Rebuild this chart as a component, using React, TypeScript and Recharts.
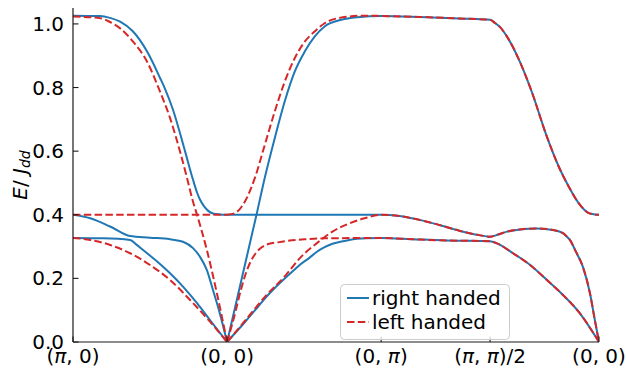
import { LineChart, Line, XAxis, YAxis, Legend } from 'recharts'

// x = distance along the path (units of pi): (pi,0) -> (0,0) -> (0,pi) -> (pi,pi)/2 -> (0,0)
const xTicks = [0, 1, 2, 2.707, 3.414]
const xTickLabels = ['(π, 0)', '(0, 0)', '(0, π)', '(π, π)/2', '(0, 0)']
const yTicks = [0, 0.2, 0.4, 0.6, 0.8, 1.0]
const legendNames = ['right handed', 'left handed']

// shared pieces on (0,pi) -> (pi,pi)/2 -> (0,0), where both chiralities coincide
const rightTopK = [2.0, 2.248, 2.507, 2.707, 2.739, 2.772, 2.817, 2.895, 2.981, 3.068, 3.153, 3.218, 3.283, 3.348, 3.385, 3.414]
const rightTopE = [1.025, 1.022, 1.017, 1.013, 1.003, 0.99, 0.96, 0.887, 0.782, 0.656, 0.551, 0.488, 0.436, 0.405, 0.401, 0.4]
const rightMidK = [2.0, 2.118, 2.248, 2.377, 2.507, 2.636, 2.707, 2.76, 2.817, 2.902, 3.012, 3.115, 3.18, 3.2, 3.225, 3.264, 3.309, 3.355, 3.387, 3.414]
const rightMidE = [0.4, 0.396, 0.384, 0.368, 0.35, 0.336, 0.331, 0.338, 0.347, 0.354, 0.357, 0.352, 0.342, 0.334, 0.321, 0.284, 0.237, 0.154, 0.069, 0]
const rightLowK = [2.0, 2.203, 2.423, 2.707, 2.752, 2.856, 2.967, 3.076, 3.18, 3.29, 3.414]
const rightLowE = [0.327, 0.323, 0.319, 0.317, 0.31, 0.279, 0.242, 0.195, 0.148, 0.09, 0]

// right handed: (pi,0) -> (0,0)
const blue1LeftK = [0, 0.177, 0.24, 0.306, 0.39, 0.481, 0.565, 0.598, 0.649, 0.727, 0.779, 0.805, 0.824, 0.85, 0.876, 0.908, 0.953, 1.0]
const blue1LeftE = [1.026, 1.025, 1.019, 1.007, 0.976, 0.913, 0.83, 0.795, 0.73, 0.6, 0.51, 0.47, 0.448, 0.427, 0.413, 0.404, 0.401, 0.4]
const blue2LeftK = [0, 0.112, 0.241, 0.371, 0.5, 0.63, 0.714, 0.779, 0.824, 0.869, 0.908, 0.953, 1.0]
const blue2LeftE = [0.4, 0.389, 0.363, 0.333, 0.328, 0.323, 0.315, 0.295, 0.268, 0.226, 0.164, 0.09, 0]
const blue3LeftK = [0, 0.196, 0.371, 0.41, 0.455, 0.546, 0.63, 0.714, 0.805, 0.889, 1.0]
const blue3LeftE = [0.327, 0.326, 0.321, 0.307, 0.289, 0.253, 0.216, 0.174, 0.122, 0.069, 0]
// right handed: (0,0) -> (0,pi)
const blue1MidK = [1.0]
const blue1MidE = [0.4]
const blue2MidK = [1.0, 1.191, 1.244, 1.309, 1.374, 1.439, 1.504, 1.568, 1.633, 1.743, 1.846]
const blue2MidE = [0, 0.4, 0.515, 0.64, 0.756, 0.85, 0.913, 0.96, 0.992, 1.013, 1.021]
const blue3MidK = [1.0, 1.122, 1.199, 1.251, 1.316, 1.381, 1.439, 1.471, 1.538, 1.581, 1.633, 1.684, 1.743, 1.794, 1.905]
const blue3MidE = [0, 0.066, 0.11, 0.14, 0.173, 0.203, 0.228, 0.242, 0.266, 0.283, 0.298, 0.309, 0.316, 0.321, 0.326]

// left handed: (pi,0) -> (0,0)
const red1LeftK = [0, 0.177, 0.24, 0.306, 0.39, 0.481, 0.565, 0.63, 0.695, 0.74, 0.779, 0.805, 0.869, 0.934, 1.0]
const red1LeftE = [1.023, 1.018, 1.006, 0.986, 0.944, 0.881, 0.787, 0.704, 0.598, 0.516, 0.441, 0.4, 0.289, 0.153, 0]
const red2LeftK = [0, 1.0]
const red2LeftE = [0.4, 0.4]
const red3LeftK = [0, 0.112, 0.241, 0.371, 0.5, 0.63, 0.76, 0.889, 1.0]
const red3LeftE = [0.327, 0.321, 0.305, 0.279, 0.242, 0.195, 0.132, 0.064, 0]
// left handed: (0,0) -> (0,pi)
const red1MidK = [1.0, 1.057, 1.078, 1.122, 1.15, 1.186, 1.251, 1.337, 1.51, 1.633]
const red1MidE = [0, 0.1, 0.142, 0.216, 0.25, 0.279, 0.305, 0.314, 0.323, 0.326]
const red2MidK = [1.0, 1.05, 1.115, 1.18, 1.245, 1.309, 1.374, 1.439, 1.504, 1.568, 1.633, 1.743, 1.892]
const red2MidE = [0.4, 0.405, 0.441, 0.515, 0.62, 0.724, 0.818, 0.892, 0.944, 0.976, 1.002, 1.02, 1.026]
const red3MidK = [1.0, 1.122, 1.251, 1.381, 1.471, 1.581, 1.684, 1.794, 1.892]
const red3MidE = [0, 0.07, 0.145, 0.21, 0.263, 0.31, 0.347, 0.373, 0.389]

const BLUE = '#1f77b4'
const RED = '#d62728'
const AXIS = '#1a1a1a'
const FONT = 'DejaVu Sans, sans-serif'
const TICK_LEN = 5.5
const DASH = '7.5 3.3'

const toPoints = (k: number[], e: number[]) => k.map((kk, i) => ({ k: kk, e: e[i] }))

const renderMath = (s: string) =>
  s.split('π').flatMap((part, i) =>
    i === 0 ? [part] : [<tspan key={i} fontStyle="italic">π</tspan>, part]
  )

const BottomTick = (props: any) => {
  const { x, y, payload } = props
  const i = xTicks.indexOf(payload.value)
  return (
    <g>
      <line x1={x} x2={x} y1={y} y2={y - TICK_LEN} stroke={AXIS} strokeWidth={1.1} />
      <text x={x} y={y + 21} textAnchor="middle" fontSize={20} fontFamily={FONT} fill="#000">
        {renderMath(xTickLabels[i] ?? '')}
      </text>
    </g>
  )
}

const TopTick = (props: any) => {
  const { x, y } = props
  return <line x1={x} x2={x} y1={y} y2={y + TICK_LEN} stroke={AXIS} strokeWidth={1.1} />
}

const LeftTick = (props: any) => {
  const { x, y, payload } = props
  return (
    <g>
      <line x1={x} x2={x + TICK_LEN} y1={y} y2={y} stroke={AXIS} strokeWidth={1.1} />
      <text x={x - 9} y={y} textAnchor="end" dominantBaseline="central" fontSize={20} fontFamily={FONT} fill="#000">
        {Number(payload.value).toFixed(1)}
      </text>
    </g>
  )
}

const RightTick = (props: any) => {
  const { x, y } = props
  return <line x1={x} x2={x - TICK_LEN} y1={y} y2={y} stroke={AXIS} strokeWidth={1.1} />
}

const YLabel = (props: any) => {
  const { viewBox } = props
  const cx = viewBox.x + 20
  const cy = viewBox.y + viewBox.height / 2
  return (
    <text
      transform={`translate(${cx},${cy}) rotate(-90)`}
      textAnchor="middle"
      dominantBaseline="central"
      fontSize={20}
      fontFamily={FONT}
      fill="#000"
    >
      <tspan fontStyle="italic">E</tspan>
      <tspan>/ </tspan>
      <tspan fontStyle="italic">J</tspan>
      <tspan fontStyle="italic" fontSize={14} dy={5}>dd</tspan>
    </text>
  )
}

const LegendBox = (props: any) => {
  const items = (props.payload || [])
    .filter((p: any) => legendNames.includes(p.value))
    .sort((a: any, b: any) => legendNames.indexOf(a.value) - legendNames.indexOf(b.value))
  return (
    <svg width={170} height={56} style={{ display: 'block' }}>
      <rect x={0.5} y={0.5} width={169} height={55} rx={4} fill="rgba(255,255,255,0.8)" stroke="#cccccc" />
      {items.map((it: any, i: number) => {
        const yy = 14 + i * 24
        return (
          <g key={it.value}>
            <line
              x1={7}
              x2={29}
              y1={yy}
              y2={yy}
              stroke={it.color}
              strokeWidth={2}
              strokeDasharray={it.payload?.strokeDasharray}
            />
            <text x={32} y={yy} dominantBaseline="central" fontSize={20} fontFamily={FONT} fill="#000">
              {it.value}
            </text>
          </g>
        )
      })}
    </svg>
  )
}

export default function App() {
  const series = [
    { id: 'b1l', data: toPoints(blue1LeftK, blue1LeftE), color: BLUE, name: 'right handed', dash: undefined },
    { id: 'b1r', data: toPoints([...blue1MidK, ...rightMidK], [...blue1MidE, ...rightMidE]), color: BLUE, name: 'b1r', dash: undefined },
    { id: 'b2l', data: toPoints(blue2LeftK, blue2LeftE), color: BLUE, name: 'b2l', dash: undefined },
    { id: 'b2r', data: toPoints([...blue2MidK, ...rightTopK], [...blue2MidE, ...rightTopE]), color: BLUE, name: 'b2r', dash: undefined },
    { id: 'b3l', data: toPoints(blue3LeftK, blue3LeftE), color: BLUE, name: 'b3l', dash: undefined },
    { id: 'b3r', data: toPoints([...blue3MidK, ...rightLowK], [...blue3MidE, ...rightLowE]), color: BLUE, name: 'b3r', dash: undefined },
    { id: 'r1l', data: toPoints(red1LeftK, red1LeftE), color: RED, name: 'left handed', dash: DASH },
    { id: 'r1r', data: toPoints([...red1MidK, ...rightLowK], [...red1MidE, ...rightLowE]), color: RED, name: 'r1r', dash: DASH },
    { id: 'r2l', data: toPoints(red2LeftK, red2LeftE), color: RED, name: 'r2l', dash: DASH },
    { id: 'r2r', data: toPoints([...red2MidK, ...rightTopK], [...red2MidE, ...rightTopE]), color: RED, name: 'r2r', dash: DASH },
    { id: 'r3l', data: toPoints(red3LeftK, red3LeftE), color: RED, name: 'r3l', dash: DASH },
    { id: 'r3r', data: toPoints([...red3MidK, ...rightMidK], [...red3MidE, ...rightMidE]), color: RED, name: 'r3r', dash: DASH },
  ]

  return (
    <div style={{ position: 'absolute', left: 0, top: 0, background: '#fff' }}>
      <LineChart width={626} height={372} margin={{ top: 8, right: 27, bottom: 0, left: 0 }}>
        <XAxis
          dataKey="k"
          type="number"
          domain={[0, 3.414]}
          ticks={xTicks}
          interval={0}
          allowDataOverflow
          height={30}
          tickSize={0}
          tickMargin={0}
          tick={<BottomTick />}
          axisLine={{ stroke: AXIS, strokeWidth: 1.2 }}
        />
        <XAxis
          xAxisId="top"
          orientation="top"
          dataKey="k"
          type="number"
          domain={[0, 3.414]}
          ticks={xTicks}
          interval={0}
          allowDataOverflow
          height={0}
          tickSize={0}
          tickMargin={0}
          tick={<TopTick />}
          axisLine={{ stroke: AXIS, strokeWidth: 1.2 }}
        />
        <YAxis
          type="number"
          domain={[0, 1.05]}
          ticks={yTicks}
          interval={0}
          allowDataOverflow
          width={73}
          tickSize={0}
          tickMargin={0}
          tick={<LeftTick />}
          axisLine={{ stroke: AXIS, strokeWidth: 1.2 }}
          label={<YLabel />}
        />
        <YAxis
          yAxisId="right"
          orientation="right"
          type="number"
          domain={[0, 1.05]}
          ticks={yTicks}
          interval={0}
          allowDataOverflow
          width={0}
          tickSize={0}
          tickMargin={0}
          tick={<RightTick />}
          axisLine={{ stroke: AXIS, strokeWidth: 1.2 }}
        />
        {series.map((s) => (
          <Line
            key={s.id}
            data={s.data}
            dataKey="e"
            name={s.name}
            type="monotone"
            stroke={s.color}
            strokeWidth={2}
            strokeDasharray={s.dash}
            dot={false}
            activeDot={false}
            legendType={legendNames.includes(s.name) ? 'line' : 'none'}
            isAnimationActive={false}
          />
        ))}
        <Legend
          layout="vertical"
          align="center"
          verticalAlign="middle"
          content={<LegendBox />}
          wrapperStyle={{ position: 'absolute', left: 340, top: 284, width: 170, height: 56 }}
        />
      </LineChart>
    </div>
  )
}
++++++
▶ WHAT TO DO
Every line from the top of the material above through the line with "XAxis, YAxis, Legend" should be duplicated exactly, please; leave out the pictures.

▶ CORRECT ANSWER
Rebuild this chart as a component, using React, TypeScript and Recharts.
import { LineChart, Line, XAxis, YAxis, Legend } from 'recharts'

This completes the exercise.